Many Somalis, even secular ones, dismiss these claims and consider the UIC as the only group that has brought peace to Somalia – during its brief rule in 2006 – and enjoyed the support and respect of its people. The IG, by contrast, is regarded as corrupt, ineffective and controlled by the enemies of Somalia and Islam. Moreover, since the IG is led by the former clan-based warlords who fought for power after the overthrow of Siyad Barre in 1991, it and its foreign protectors are widely believed to be the real terrorists.
This reputation of the IG and its foreign allies explains why the UN has presented the deal signed in Djibouti on June 9 as being reached by ‘moderate Islamists’ and the IG, with no role having been played by anti-Islamic politicians or groups. The New York Times reported two days later that “moderate Islamist leaders, under the banner of the Alliance for Re-Liberation of Somalia (ARLS) have agreed to a ceasefire in return for the departure of Ethiopian troops from the country though it is not clear when that would be.”
The report described the deal as having two major faults. The first is that it promises the withdrawal of Ethiopian troops “once UN troops arrive”, and the second relates to the fact that “[only] one splinter faction of the Islamist movement” has signed, while reputable Islamic leaders – such as Sheikh Hassan Dahir Aweys, the UIC leader, and the heads of the Shahab force – have not. The report, which characterises the Shahab as “a separate group responsible for a lot of the fighting”, has no doubt that the violence will continue and that the UN will not be able to send in peacekeeping forces, despite its promise. “With an enormous UN peacekeeping mission to Darfur, Sudan, struggling to get off the ground and the legacy of the failed peacekeeping mission to Somalia in the 1990s looming, it is unlikely that the blue helmets will be arriving in Mogadishu soon,” it said.

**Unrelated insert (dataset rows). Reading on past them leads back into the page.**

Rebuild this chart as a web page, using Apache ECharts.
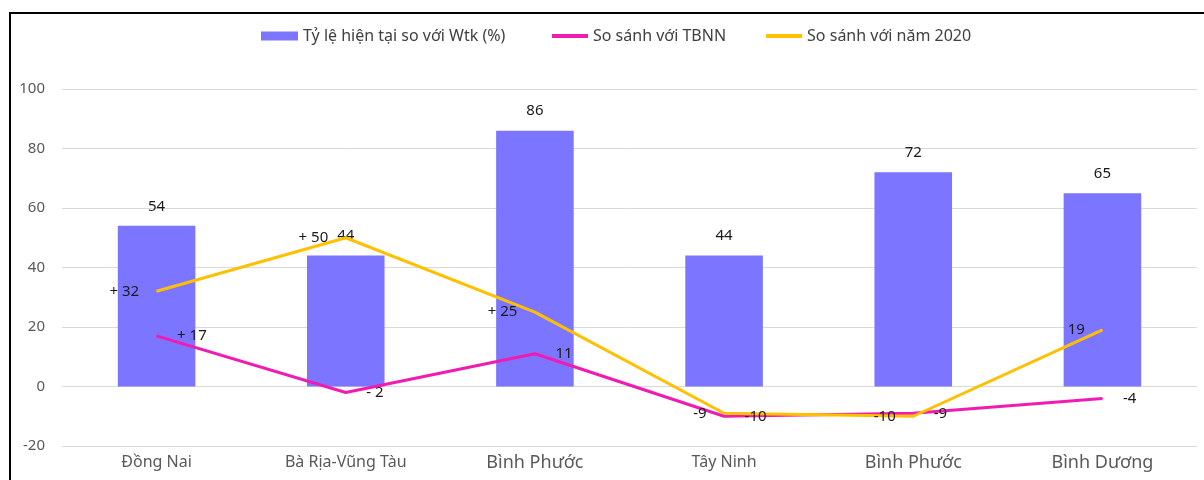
<!DOCTYPE html>
<html>
<head>
<meta charset="utf-8">
<script src="https://cdn.jsdelivr.net/npm/echarts@6/dist/echarts.min.js"></script>
<style>
  html, body { margin: 0; padding: 0; background: #fff; }
  .wrap { position: relative; width: 1204px; height: 480px; overflow: hidden; }
  .frame { position: absolute; left: 9px; top: 12px; width: 1400px; height: 600px; border: 2px solid #000; }
  #chart { position: absolute; left: 0; top: 0; width: 1204px; height: 480px; }
</style>
</head>
<body>
<div class="wrap">
  <div class="frame"></div>
  <div id="chart"></div>
</div>
<script>
// danh mục tỉnh
const categories = ["Đồng Nai", "Bà Rịa-Vũng Tàu", "Bình Phước", "Tây Ninh", "Bình Phước", "Bình Dương"];
// cỡ chữ nhãn trục x (nhỏ / to)
const bigLabel = [false, false, true, false, true, true];

const rateValues = [54, 44, 86, 44, 72, 65];
const tbnnValues = [17, -2, 11, -10, -9, -4];
const y2020Values = [32, 50, 25, -9, -10, 19];

const tbnnLabels = ["+ 17", "- 2", "11", "-10", "-9", "-4"];
const y2020Labels = ["+ 32", "+ 50", "+ 25", "-9", "-10", "19"];

const yTicks = { min: -20, max: 100, interval: 20 };

const FONT = "Noto Sans";
const PURPLE = "#7B75FF";
const PINK = "#F01CB2";
const GOLD = "#FFC000";

let myecharts = echarts.init(document.getElementById("chart"));
myecharts.setOption({
  animation: false,
  textStyle: { fontFamily: FONT },
  legend: [
    {
      data: [{ name: "Tỷ lệ hiện tại so với Wtk (%)", icon: "rect" }],
      left: 256,
      top: 23,
      itemWidth: 37,
      itemHeight: 9,
      textStyle: { fontSize: 16, color: "#404040", fontFamily: FONT },
    },
    {
      data: [
        { name: "So sánh với TBNN", icon: "rect" },
        { name: "So sánh với năm 2020", icon: "rect" },
      ],
      left: 547,
      top: 23,
      itemWidth: 36,
      itemHeight: 4,
      itemGap: 40,
      textStyle: { fontSize: 16, color: "#404040", fontFamily: FONT },
    },
  ],
  grid: { left: 62, right: 7, top: 89, bottom: 34 },
  xAxis: {
    type: "category",
    data: categories,
    axisLine: { show: false },
    axisTick: { show: false },
    axisLabel: {
      margin: 8,
      formatter: function (v, i) {
        return bigLabel[i] ? "{b|" + v + "}" : "{s|" + v + "}";
      },
      rich: {
        s: { fontSize: 16, color: "#595959", fontFamily: FONT },
        b: { fontSize: 18, color: "#595959", fontFamily: FONT },
      },
    },
  },
  yAxis: {
    type: "value",
    min: yTicks.min,
    max: yTicks.max,
    interval: yTicks.interval,
    axisLabel: { fontSize: 15, color: "#595959", margin: 17 },
    splitLine: { lineStyle: { color: "#D9D9D9", width: 1 } },
  },
  series: [
    {
      name: "Tỷ lệ hiện tại so với Wtk (%)",
      type: "bar",
      data: rateValues,
      barWidth: "41%",
      itemStyle: { color: PURPLE },
      label: { show: true, position: "top", distance: 12, fontSize: 15, color: "#1a1a1a" },
    },
    {
      name: "So sánh với TBNN",
      type: "line",
      data: tbnnValues,
      symbol: "circle",
      symbolSize: 1,
      itemStyle: { color: PINK },
      lineStyle: { color: PINK, width: 3 },
      label: {
        show: true,
        position: "right",
        distance: 20,
        fontSize: 15,
        color: "#1a1a1a",
        formatter: (p) => tbnnLabels[p.dataIndex],
      },
    },
    {
      name: "So sánh với năm 2020",
      type: "line",
      data: y2020Values,
      symbol: "circle",
      symbolSize: 1,
      itemStyle: { color: GOLD },
      lineStyle: { color: GOLD, width: 3 },
      label: {
        show: true,
        position: "left",
        distance: 17,
        fontSize: 15,
        color: "#1a1a1a",
        formatter: (p) => y2020Labels[p.dataIndex],
      },
    },
  ],
});
</script>
</body>
</html>
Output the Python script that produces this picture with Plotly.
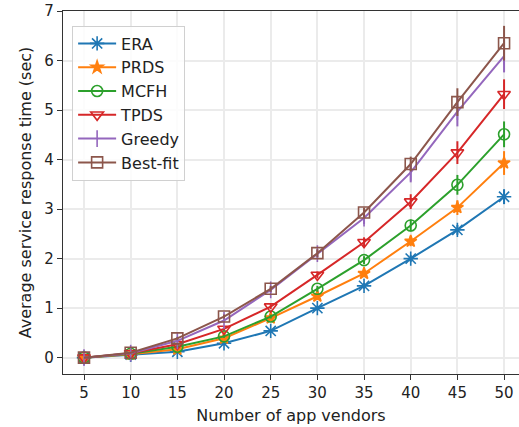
import plotly.graph_objects as go

vendors = [5, 10, 15, 20, 25, 30, 35, 40, 45, 50]

era = [0.0, 0.06, 0.12, 0.29, 0.54, 1.00, 1.45, 2.00, 2.58, 3.25]
prds = [0.0, 0.07, 0.17, 0.39, 0.80, 1.24, 1.70, 2.35, 3.03, 3.93]
mcfh = [0.0, 0.08, 0.22, 0.43, 0.83, 1.39, 1.97, 2.67, 3.49, 4.51]
tpds = [0.0, 0.09, 0.27, 0.58, 1.03, 1.67, 2.33, 3.15, 4.14, 5.32]
greedy = [0.0, 0.09, 0.34, 0.75, 1.37, 2.10, 2.82, 3.74, 4.97, 6.09]
bestfit = [0.0, 0.10, 0.39, 0.83, 1.39, 2.11, 2.93, 3.91, 5.16, 6.35]

era_err = [0.0, 0.01, 0.02, 0.03, 0.04, 0.05, 0.06, 0.07, 0.10, 0.15]
prds_err = [0.0, 0.01, 0.02, 0.03, 0.04, 0.05, 0.07, 0.10, 0.15, 0.24]
mcfh_err = [0.0, 0.01, 0.02, 0.03, 0.04, 0.06, 0.08, 0.12, 0.20, 0.26]
tpds_err = [0.0, 0.01, 0.02, 0.03, 0.05, 0.07, 0.10, 0.15, 0.23, 0.30]
greedy_err = [0.0, 0.01, 0.03, 0.04, 0.06, 0.08, 0.12, 0.20, 0.30, 0.33]
bestfit_err = [0.0, 0.01, 0.03, 0.04, 0.06, 0.08, 0.10, 0.15, 0.28, 0.35]

series = [
    ("ERA", era, era_err, "#1f77b4", "asterisk-open", 12),
    ("PRDS", prds, prds_err, "#ff7f0e", "star", 9),
    ("MCFH", mcfh, mcfh_err, "#2ca02c", "circle-open", 11),
    ("TPDS", tpds, tpds_err, "#d62728", "triangle-down-open", 11),
    ("Greedy", greedy, greedy_err, "#9467bd", "line-ns-open", 12),
    ("Best-fit", bestfit, bestfit_err, "#8c564b", "square-open", 11),
]

fig = go.Figure()
for name, ys, errs, color, sym, sz in series:
    fig.add_trace(go.Scatter(
        x=vendors, y=ys, name=name, mode="lines+markers",
        line=dict(color=color, width=2),
        marker=dict(symbol=sym, size=sz, color=color,
                    line=dict(color=color, width=1.6)),
        error_y=dict(type="data", array=errs, visible=True,
                     color=color, thickness=2, width=0),
    ))

font = "DejaVu Sans, Arial, sans-serif"
fig.update_layout(
    width=519, height=427,
    margin=dict(l=63, r=0, t=11, b=53),
    paper_bgcolor="white", plot_bgcolor="white",
    font=dict(family=font, size=15, color="#222"),
    showlegend=True,
    legend=dict(x=0.02, y=0.96, xanchor="left", yanchor="top",
                bgcolor="rgba(255,255,255,0.85)", bordercolor="#d0d0d0",
                borderwidth=1, font=dict(size=16, family=font),
                tracegroupgap=0, itemwidth=38),
    xaxis=dict(
        range=[2.75, 51.6], tickvals=vendors,
        ticks="outside", ticklen=5, tickcolor="#333",
        showgrid=True, gridcolor="#ebebeb", gridwidth=1.5,
        showline=True, linecolor="#333", linewidth=1.2, mirror=True,
        zeroline=False,
        title=dict(text="Number of app vendors", font=dict(size=16), standoff=8),
    ),
    yaxis=dict(
        range=[-0.33, 7.0], tickvals=[0, 1, 2, 3, 4, 5, 6, 7],
        ticks="outside", ticklen=5, tickcolor="#333",
        showgrid=True, gridcolor="#ebebeb", gridwidth=1.5,
        showline=True, linecolor="#333", linewidth=1.2, mirror=True,
        zeroline=False,
        title=dict(text="Average service response time (sec)", font=dict(size=16), standoff=8),
    ),
)

fig.write_html("out.html")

That the UIC will continue to oppose the IG and its protectors was made very clear when Sheikh Aweys said that “the so-called deal is rubbish and inconsequential and will not in any way result in peace.”

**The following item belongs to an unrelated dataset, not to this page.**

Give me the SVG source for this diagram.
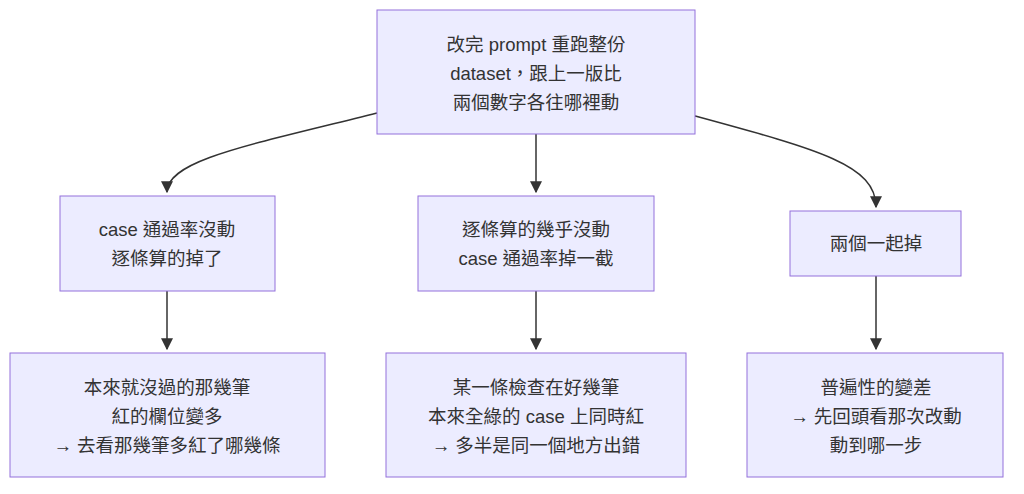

But even more embarrassing to the UN, which arranged for the dubious deal to be signed, Sheikh Yusuf Siad, who is responsible for running the defence and security affairs of the ARLS, declared his opposition to the deal and said that those who signed it on behalf of the alliance represented only themselves. He then promised to “continue the jihad against the invading Ethiopian army” and described the deal as “an international conspiracy woven against the Somali people”.

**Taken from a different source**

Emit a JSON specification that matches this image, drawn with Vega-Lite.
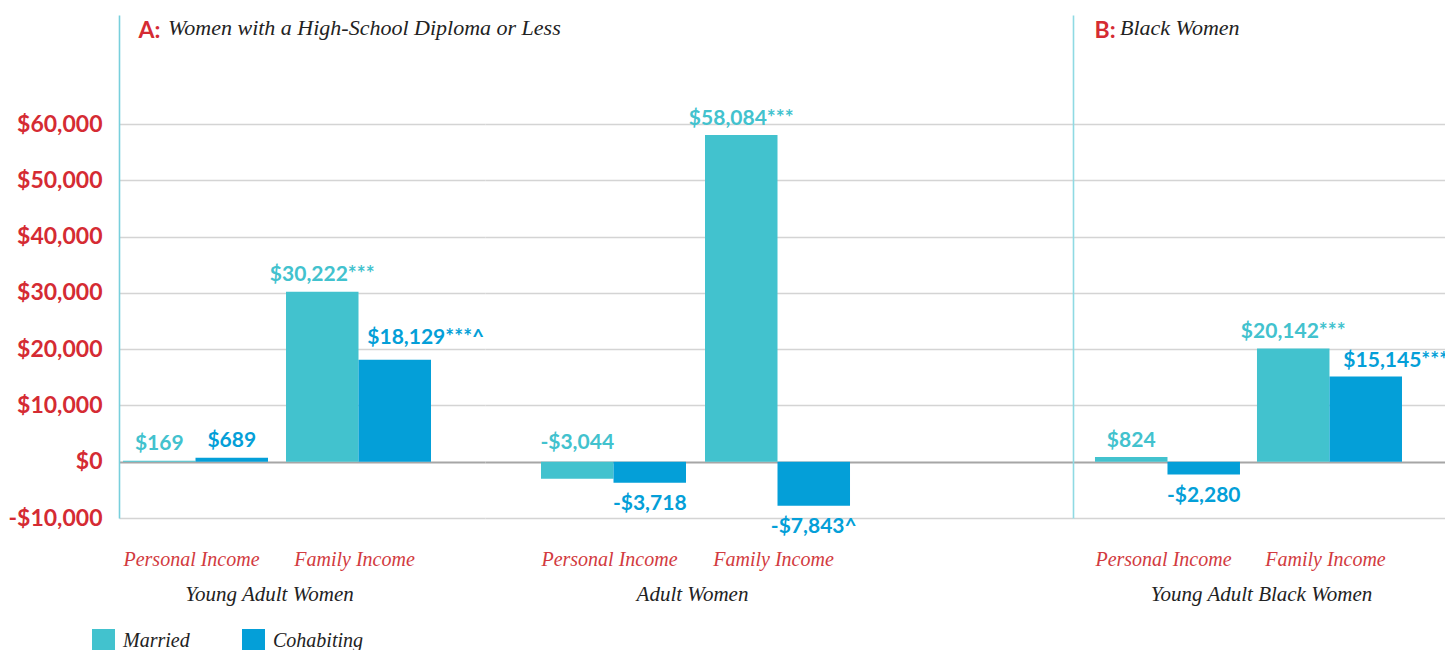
{
  "$schema": "https://vega.github.io/schema/vega-lite/v6.json",
  "autosize": {"type": "pad"},
  "padding": {"left": 7, "top": 15, "right": 0, "bottom": 0},
  "background": "white",
  "spacing": 0,
  "bounds": "flush",
  "config": {
    "view": {"stroke": null},
    "axisX": {"labelFont": "Liberation Serif", "labelFontStyle": "italic", "labelFontSize": 20, "labelColor": "#d23a40", "labelBaseline": "alphabetic", "labelPadding": 47, "labelOffset": -4, "labelAngle": 0, "ticks": false, "tickSize": 0, "domain": false, "grid": false, "titleFont": "Liberation Serif", "titleFontStyle": "italic", "titleFontWeight": "normal", "titleFontSize": 21, "titleColor": "#222222", "titleBaseline": "alphabetic", "titleY": 82},
    "axisY": {"grid": true, "gridColor": {"condition": {"test": "datum.value === 0", "value": "#a6a6a6"}, "value": "#d4d4d4"}, "gridWidth": {"condition": {"test": "datum.value === 0", "value": 1.8}, "value": 1.3}, "ticks": false, "tickSize": 0, "domainColor": "#78cfdc", "domainWidth": 1.6}
  },
  "datasets": {
    "d": [
      {"group": "Young Adult Women", "income": "Personal Income", "status": "Married", "value": 169, "label": "$169"},
      {"group": "Young Adult Women", "income": "Personal Income", "status": "Cohabiting", "value": 689, "label": "$689"},
      {"group": "Young Adult Women", "income": "Family Income", "status": "Married", "value": 30222, "label": "$30,222***"},
      {"group": "Young Adult Women", "income": "Family Income", "status": "Cohabiting", "value": 18129, "label": "$18,129***^"},
      {"group": "Adult Women", "income": "Personal Income", "status": "Married", "value": -3044, "label": "-$3,044"},
      {"group": "Adult Women", "income": "Personal Income", "status": "Cohabiting", "value": -3718, "label": "-$3,718"},
      {"group": "Adult Women", "income": "Family Income", "status": "Married", "value": 58084, "label": "$58,084***"},
      {"group": "Adult Women", "income": "Family Income", "status": "Cohabiting", "value": -7843, "label": "-$7,843^"},
      {"group": "Young Adult Black Women", "income": "Personal Income", "status": "Married", "value": 824, "label": "$824"},
      {"group": "Young Adult Black Women", "income": "Personal Income", "status": "Cohabiting", "value": -2280, "label": "-$2,280"},
      {"group": "Young Adult Black Women", "income": "Family Income", "status": "Married", "value": 20142, "label": "$20,142***"},
      {"group": "Young Adult Black Women", "income": "Family Income", "status": "Cohabiting", "value": 15145, "label": "$15,145***"}
    ]
  },
  "hconcat": [
    {
      "width": 366, "height": 503,
      "data": {"name": "d"},
      "transform": [{"filter": "datum.group === 'Young Adult Women'"}],
      "title": {"text": "Women with a High-School Diploma or Less", "anchor": "start", "frame": "group", "orient": "top", "dx": 49, "offset": -42, "baseline": "alphabetic", "font": "Liberation Serif", "fontStyle": "italic", "fontWeight": "normal", "fontSize": 22, "color": "#222222"},
      "encoding": {
        "x": {"field": "income", "type": "nominal", "sort": ["Personal Income", "Family Income"], "scale": {"paddingInner": 0.1104, "paddingOuter": 0.1779, "align": 0.069}, "axis": {"title": "Young Adult Women", "titleX": 150}},
        "xOffset": {"field": "status", "type": "nominal", "sort": ["Married", "Cohabiting"], "scale": {"paddingInner": 0, "paddingOuter": 0}},
        "y": {"field": "value", "type": "quantitative", "scale": {"domain": [-10000, 79400], "nice": false, "zero": false}, "axis": {"values": [-10000, 0, 10000, 20000, 30000, 40000, 50000, 60000], "labelExpr": "datum.value < 0 ? '-$' + format(-datum.value, ',') : '$' + format(datum.value, ',')", "labelFont": "Lato", "labelFontWeight": "bold", "labelFontSize": 23, "labelColor": "#d52b33", "labelPadding": 17, "labelBaseline": "middle", "domain": true, "title": "A:", "titleAngle": 0, "titleX": 19, "titleY": 22, "titleAlign": "left", "titleBaseline": "alphabetic", "titleFont": "Lato", "titleFontWeight": "bold", "titleFontSize": 23, "titleColor": "#d52b33"}},
        "color": {"field": "status", "type": "nominal", "scale": {"domain": ["Married", "Cohabiting"], "range": ["#42c2ce", "#049fd8"]}, "legend": {"title": null, "orient": "none", "legendX": -27, "legendY": 614, "direction": "horizontal", "symbolType": "square", "symbolSize": 529, "symbolStrokeWidth": 0, "symbolOpacity": 1, "labelFont": "Liberation Serif", "labelFontStyle": "italic", "labelFontSize": 20, "labelColor": "#222222", "labelOffset": 8, "columnPadding": 52, "padding": 0}}
      },
      "layer": [
        {"mark": {"type": "bar"}},
        {"transform": [{"filter": "datum.value >= 0 && !(datum.status === 'Cohabiting' && datum.income === 'Family Income')"}], "mark": {"type": "text", "font": "Lato", "fontWeight": "bold", "fontSize": 21, "baseline": "alphabetic", "dy": -11}, "encoding": {"text": {"field": "label"}}},
        {"transform": [{"filter": "datum.value >= 0 && datum.status === 'Cohabiting' && datum.income === 'Family Income'"}], "mark": {"type": "text", "font": "Lato", "fontWeight": "bold", "fontSize": 21, "baseline": "alphabetic", "dy": -16, "dx": 31}, "encoding": {"text": {"field": "label"}}},
        {"transform": [{"filter": "datum.value < 0 && datum.status === 'Cohabiting'"}], "mark": {"type": "text", "font": "Lato", "fontWeight": "bold", "fontSize": 21, "baseline": "top", "dy": 10}, "encoding": {"text": {"field": "label"}}},
        {"transform": [{"filter": "datum.value < 0 && datum.status === 'Married'"}], "mark": {"type": "text", "font": "Lato", "fontWeight": "bold", "fontSize": 21, "baseline": "alphabetic", "dy": -13}, "encoding": {"text": {"field": "label"}, "y": {"datum": 0}}}
      ]
    },
    {
      "width": 588, "height": 503,
      "data": {"name": "d"},
      "transform": [{"filter": "datum.group === 'Adult Women'"}],
      "encoding": {
        "x": {"field": "income", "type": "nominal", "sort": ["Personal Income", "Family Income"], "scale": {"paddingInner": 0.116, "paddingOuter": 0.8506, "align": 0.2007}, "axis": {"title": "Adult Women", "titleX": 207}},
        "xOffset": {"field": "status", "type": "nominal", "sort": ["Married", "Cohabiting"], "scale": {"paddingInner": 0, "paddingOuter": 0}},
        "y": {"field": "value", "type": "quantitative", "scale": {"domain": [-10000, 79400], "nice": false, "zero": false}, "axis": {"values": [-10000, 0, 10000, 20000, 30000, 40000, 50000, 60000], "labels": false, "domain": false, "title": null}},
        "color": {"field": "status", "type": "nominal", "scale": {"domain": ["Married", "Cohabiting"], "range": ["#42c2ce", "#049fd8"]}, "legend": null}
      },
      "layer": [
        {"mark": {"type": "bar"}},
        {"transform": [{"filter": "datum.value >= 0 && !(datum.status === 'Cohabiting' && datum.income === 'Family Income')"}], "mark": {"type": "text", "font": "Lato", "fontWeight": "bold", "fontSize": 21, "baseline": "alphabetic", "dy": -10}, "encoding": {"text": {"field": "label"}}},
        {"transform": [{"filter": "datum.value >= 0 && datum.status === 'Cohabiting' && datum.income === 'Family Income'"}], "mark": {"type": "text", "font": "Lato", "fontWeight": "bold", "fontSize": 21, "baseline": "alphabetic", "dy": -12, "dx": 31}, "encoding": {"text": {"field": "label"}}},
        {"transform": [{"filter": "datum.value < 0 && datum.status === 'Cohabiting'"}], "mark": {"type": "text", "font": "Lato", "fontWeight": "bold", "fontSize": 21, "baseline": "top", "dy": 10}, "encoding": {"text": {"field": "label"}}},
        {"transform": [{"filter": "datum.value < 0 && datum.status === 'Married'"}], "mark": {"type": "text", "font": "Lato", "fontWeight": "bold", "fontSize": 21, "baseline": "alphabetic", "dy": -13}, "encoding": {"text": {"field": "label"}, "y": {"datum": 0}}}
      ]
    },
    {
      "width": 373, "height": 503,
      "data": {"name": "d"},
      "transform": [{"filter": "datum.group === 'Young Adult Black Women'"}],
      "title": {"text": "Black Women", "anchor": "start", "frame": "group", "orient": "top", "dx": 47, "offset": -42, "baseline": "alphabetic", "font": "Liberation Serif", "fontStyle": "italic", "fontWeight": "normal", "fontSize": 22, "color": "#222222"},
      "encoding": {
        "x": {"field": "income", "type": "nominal", "sort": ["Personal Income", "Family Income"], "scale": {"paddingInner": 0.105, "paddingOuter": 0.2037, "align": 0.333}, "axis": {"title": "Young Adult Black Women", "titleX": 188}},
        "xOffset": {"field": "status", "type": "nominal", "sort": ["Married", "Cohabiting"], "scale": {"paddingInner": 0, "paddingOuter": 0}},
        "y": {"field": "value", "type": "quantitative", "scale": {"domain": [-10000, 79400], "nice": false, "zero": false}, "axis": {"values": [-10000, 0, 10000, 20000, 30000, 40000, 50000, 60000], "labels": false, "domain": true, "domainColor": "#8fdae3", "title": "B:", "titleAngle": 0, "titleX": 21, "titleY": 22, "titleAlign": "left", "titleBaseline": "alphabetic", "titleFont": "Lato", "titleFontWeight": "bold", "titleFontSize": 23, "titleColor": "#d52b33"}},
        "color": {"field": "status", "type": "nominal", "scale": {"domain": ["Married", "Cohabiting"], "range": ["#42c2ce", "#049fd8"]}, "legend": null}
      },
      "layer": [
        {"mark": {"type": "bar"}},
        {"transform": [{"filter": "datum.value >= 0 && !(datum.status === 'Cohabiting' && datum.income === 'Family Income')"}], "mark": {"type": "text", "font": "Lato", "fontWeight": "bold", "fontSize": 21, "baseline": "alphabetic", "dy": -10}, "encoding": {"text": {"field": "label"}}},
        {"transform": [{"filter": "datum.value >= 0 && datum.status === 'Cohabiting' && datum.income === 'Family Income'"}], "mark": {"type": "text", "font": "Lato", "fontWeight": "bold", "fontSize": 21, "baseline": "alphabetic", "dy": -10, "dx": 30}, "encoding": {"text": {"field": "label"}}},
        {"transform": [{"filter": "datum.value < 0 && datum.status === 'Cohabiting'"}], "mark": {"type": "text", "font": "Lato", "fontWeight": "bold", "fontSize": 21, "baseline": "top", "dy": 10}, "encoding": {"text": {"field": "label"}}},
        {"transform": [{"filter": "datum.value < 0 && datum.status === 'Married'"}], "mark": {"type": "text", "font": "Lato", "fontWeight": "bold", "fontSize": 21, "baseline": "alphabetic", "dy": -13}, "encoding": {"text": {"field": "label"}, "y": {"datum": 0}}}
      ]
    }
  ],
  "resolve": {"scale": {"color": "shared"}, "legend": {"color": "independent"}}
}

That the UN is deeply involved in this “international conspiracy” was demonstrated beyond doubt when Ahmed Wald Abdullahi, the UN special representative to Somalia, stressed the importance of the international community’s support for the deal, and called on said community to enable the Somali people to implement the deal and end the violence gripping their country. His statement – widely published when he was accompanying the UN secretary general during his visit to Saudi Arabia – is contradicted by media reports on the increasing violence in Somalia. There is little doubt that peace in Somalia can be restored if the invaders left and the UIC is allowed to return to its former dominance. But apparently for the foreseeable future that must remain a dream. Peace is not, after all, really a high priority of the US and its allies, only a low one. Their real interests and concerns definitely lie elsewhere.